DESCRIPTION OF THE TASK |
Write out each line exactly as given. Leave the pictures out of your copy.
□ □ □
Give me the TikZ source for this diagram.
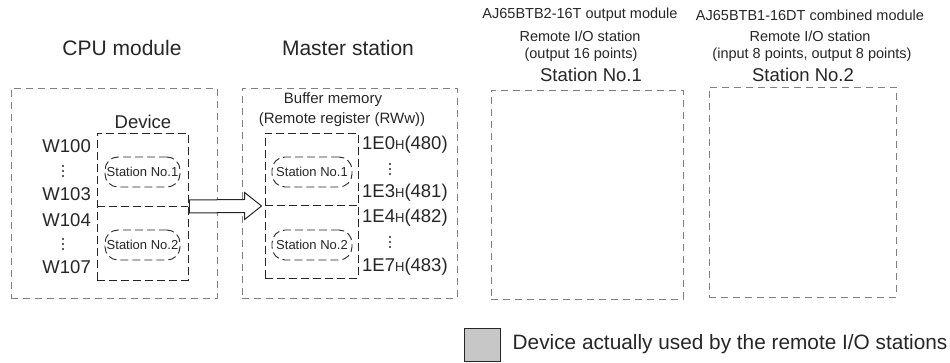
\documentclass[tikz,border=0pt]{standalone}
\usepackage{fontspec}
\setmainfont{Liberation Sans}
\usetikzlibrary{calc}
\newcommand\myfs[1]{\fontsize{#1}{#1}\selectfont}
\newcommand\smH{{\myfs{13}H}}
\tikzset{
  outerbox/.style={draw=black!50, line width=0.8pt, dash pattern=on 7pt off 5pt, inner sep=0pt},
  innerbox/.style={draw=black!85, line width=0.9pt, dash pattern=on 8pt off 4pt, inner sep=0pt},
  stnoval/.style={innerbox, rounded corners=13pt, minimum height=30pt, font=\myfs{13}, text=black!85},
  lbl/.style={inner sep=0pt, text=black!85},
  hdr/.style={lbl, font=\myfs{14.5}},
  big/.style={lbl, font=\myfs{21}},
  mid/.style={lbl, font=\myfs{18.5}},
  blockarrow/.style={draw=black!85, fill=white, line width=1pt, line join=miter},
  vdts/.pic={\fill[black!85] (0,-5) circle (1.1) (0,0) circle (1.1) (0,5) circle (1.1);}
}
\begin{document}
\begin{tikzpicture}[x=1pt,y=-1pt]
\useasboundingbox (0,0) rectangle (950,363);
% titles
\node[big] (tcpu) at (122,48) {CPU module};
\node[big] (tmst) at (348,48) {Master station};
\node[hdr] (h1a) at (580,15) {AJ65BTB2-16T output module};
\node[hdr] (h1b) at (580,36) {Remote I/O station};
\node[hdr] (h1c) at (581,55) {(output 16 points)};
\node[lbl, font=\myfs{18.5}] (h1d) at (591,75) {Station No.1};
\node[hdr] (h2a) at (810,15) {AJ65BTB1-16DT combined module};
\node[hdr] (h2b) at (810,36) {Remote I/O station};
\node[hdr] (h2c) at (812,55) {(input 8 points, output 8 points)};
\node[lbl, font=\myfs{18.5}] (h2d) at (803,75) {Station No.2};
% outer boxes
\node[outerbox, minimum width=206pt, minimum height=210pt] (cpu) at (114,193) {};
\node[outerbox, minimum width=215pt, minimum height=210pt] (mst) at (349.5,193) {};
\node[outerbox, minimum width=192pt, minimum height=209pt] (st1) at (587,194.5) {};
\node[outerbox, minimum width=187pt, minimum height=210pt] (st2) at (802.5,192) {};
% CPU device
\node[mid] (devl) at (143,122) {Device};
\node[innerbox, minimum width=91pt, minimum height=147pt] (dev) at (142.5,206.5) {};
\draw[innerbox] (dev.west) -- (dev.east);
\node[stnoval, minimum width=75pt] (cs1) at (142.5,172) {Station No.1};
\node[stnoval, minimum width=75pt] (cs2) at (142.5,245) {Station No.2};
\node[mid, anchor=east] (w100) at (91,146) {W100};
\node[mid, anchor=east] (w103) at (91,194) {W103};
\node[mid, anchor=east] (w104) at (91,220) {W104};
\node[mid, anchor=east] (w107) at (91,267) {W107};
\pic at (63,171) {vdts};
\pic at (63,244) {vdts};
% Master buffer memory
\node[lbl, font=\myfs{15}] (bm1) at (333,100) {Buffer memory};
\node[lbl, font=\myfs{15}] (bm2) at (342,120) {(Remote register (RWw))};
\node[innerbox, minimum width=93pt, minimum height=145pt] (buf) at (311.5,205.5) {};
\draw[innerbox] (buf.west) -- (buf.east);
\node[stnoval, minimum width=80pt] (ms1) at (312,172) {Station No.1};
\node[stnoval, minimum width=80pt] (ms2) at (312,245) {Station No.2};
\node[mid, anchor=west] (a1) at (362,145) {1E0\smH(480)};
\node[mid, anchor=west] (a2) at (362,193) {1E3\smH(481)};
\node[mid, anchor=west] (a3) at (362,218) {1E4\smH(482)};
\node[mid, anchor=west] (a4) at (362,267) {1E7\smH(483)};
\pic at (390,169) {vdts};
\pic at (390,242) {vdts};
% block arrow from device to buffer memory
\coordinate (tip) at ($(buf.west)+(-3,0.5)$);
\draw[blockarrow] ($(dev.east)+(1,-6.5)$) -- ($(tip)+(-17,-6.5)$) -- ($(tip)+(-17,-13.5)$) -- (tip)
  -- ($(tip)+(-17,13.5)$) -- ($(tip)+(-17,6.5)$) -- ($(dev.east)+(1,6.5)$) -- cycle;
% legend
\node[draw=black!85, line width=1pt, fill=black!22, minimum width=36pt, minimum height=33pt, inner sep=0pt] (leg) at (482,344.5) {};
\node[lbl, font=\myfs{20.8}, anchor=west] (legt) at ($(leg.east)+(12,0)$) {Device actually used by the remote I/O stations};
\end{tikzpicture}
\end{document}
□ □ □
WRITTEN RESPONSE |
Give me the TikZ source for this diagram.
\documentclass[tikz,border=0pt]{standalone}
\usepackage{fontspec}
\setmainfont{Liberation Sans}
\usetikzlibrary{calc}
\newcommand\myfs[1]{\fontsize{#1}{#1}\selectfont}
\newcommand\smH{{\myfs{13}H}}
\tikzset{
  outerbox/.style={draw=black!50, line width=0.8pt, dash pattern=on 7pt off 5pt, inner sep=0pt},
  innerbox/.style={draw=black!85, line width=0.9pt, dash pattern=on 8pt off 4pt, inner sep=0pt},
  stnoval/.style={innerbox, rounded corners=13pt, minimum height=30pt, font=\myfs{13}, text=black!85},
  lbl/.style={inner sep=0pt, text=black!85},
  hdr/.style={lbl, font=\myfs{14.5}},
  big/.style={lbl, font=\myfs{21}},
  mid/.style={lbl, font=\myfs{18.5}},
  blockarrow/.style={draw=black!85, fill=white, line width=1pt, line join=miter},
  vdts/.pic={\fill[black!85] (0,-5) circle (1.1) (0,0) circle (1.1) (0,5) circle (1.1);}
}
\begin{document}
\begin{tikzpicture}[x=1pt,y=-1pt]
\useasboundingbox (0,0) rectangle (950,363);
% titles
\node[big] (tcpu) at (122,48) {CPU module};
\node[big] (tmst) at (348,48) {Master station};
\node[hdr] (h1a) at (580,15) {AJ65BTB2-16T output module};
\node[hdr] (h1b) at (580,36) {Remote I/O station};
\node[hdr] (h1c) at (581,55) {(output 16 points)};
\node[lbl, font=\myfs{18.5}] (h1d) at (591,75) {Station No.1};
\node[hdr] (h2a) at (810,15) {AJ65BTB1-16DT combined module};
\node[hdr] (h2b) at (810,36) {Remote I/O station};
\node[hdr] (h2c) at (812,55) {(input 8 points, output 8 points)};
\node[lbl, font=\myfs{18.5}] (h2d) at (803,75) {Station No.2};
% outer boxes
\node[outerbox, minimum width=206pt, minimum height=210pt] (cpu) at (114,193) {};
\node[outerbox, minimum width=215pt, minimum height=210pt] (mst) at (349.5,193) {};
\node[outerbox, minimum width=192pt, minimum height=209pt] (st1) at (587,194.5) {};
\node[outerbox, minimum width=187pt, minimum height=210pt] (st2) at (802.5,192) {};
% CPU device
\node[mid] (devl) at (143,122) {Device};
\node[innerbox, minimum width=91pt, minimum height=147pt] (dev) at (142.5,206.5) {};
\draw[innerbox] (dev.west) -- (dev.east);
\node[stnoval, minimum width=75pt] (cs1) at (142.5,172) {Station No.1};
\node[stnoval, minimum width=75pt] (cs2) at (142.5,245) {Station No.2};
\node[mid, anchor=east] (w100) at (91,146) {W100};
\node[mid, anchor=east] (w103) at (91,194) {W103};
\node[mid, anchor=east] (w104) at (91,220) {W104};
\node[mid, anchor=east] (w107) at (91,267) {W107};
\pic at (63,171) {vdts};
\pic at (63,244) {vdts};
% Master buffer memory
\node[lbl, font=\myfs{15}] (bm1) at (333,100) {Buffer memory};
\node[lbl, font=\myfs{15}] (bm2) at (342,120) {(Remote register (RWw))};
\node[innerbox, minimum width=93pt, minimum height=145pt] (buf) at (311.5,205.5) {};
\draw[innerbox] (buf.west) -- (buf.east);
\node[stnoval, minimum width=80pt] (ms1) at (312,172) {Station No.1};
\node[stnoval, minimum width=80pt] (ms2) at (312,245) {Station No.2};
\node[mid, anchor=west] (a1) at (362,145) {1E0\smH(480)};
\node[mid, anchor=west] (a2) at (362,193) {1E3\smH(481)};
\node[mid, anchor=west] (a3) at (362,218) {1E4\smH(482)};
\node[mid, anchor=west] (a4) at (362,267) {1E7\smH(483)};
\pic at (390,169) {vdts};
\pic at (390,242) {vdts};
% block arrow from device to buffer memory
\coordinate (tip) at ($(buf.west)+(-3,0.5)$);
\draw[blockarrow] ($(dev.east)+(1,-6.5)$) -- ($(tip)+(-17,-6.5)$) -- ($(tip)+(-17,-13.5)$) -- (tip)
  -- ($(tip)+(-17,13.5)$) -- ($(tip)+(-17,6.5)$) -- ($(dev.east)+(1,6.5)$) -- cycle;
% legend
\node[draw=black!85, line width=1pt, fill=black!22, minimum width=36pt, minimum height=33pt, inner sep=0pt] (leg) at (482,344.5) {};
\node[lbl, font=\myfs{20.8}, anchor=west] (legt) at ($(leg.east)+(12,0)$) {Device actually used by the remote I/O stations};
\end{tikzpicture}
\end{document}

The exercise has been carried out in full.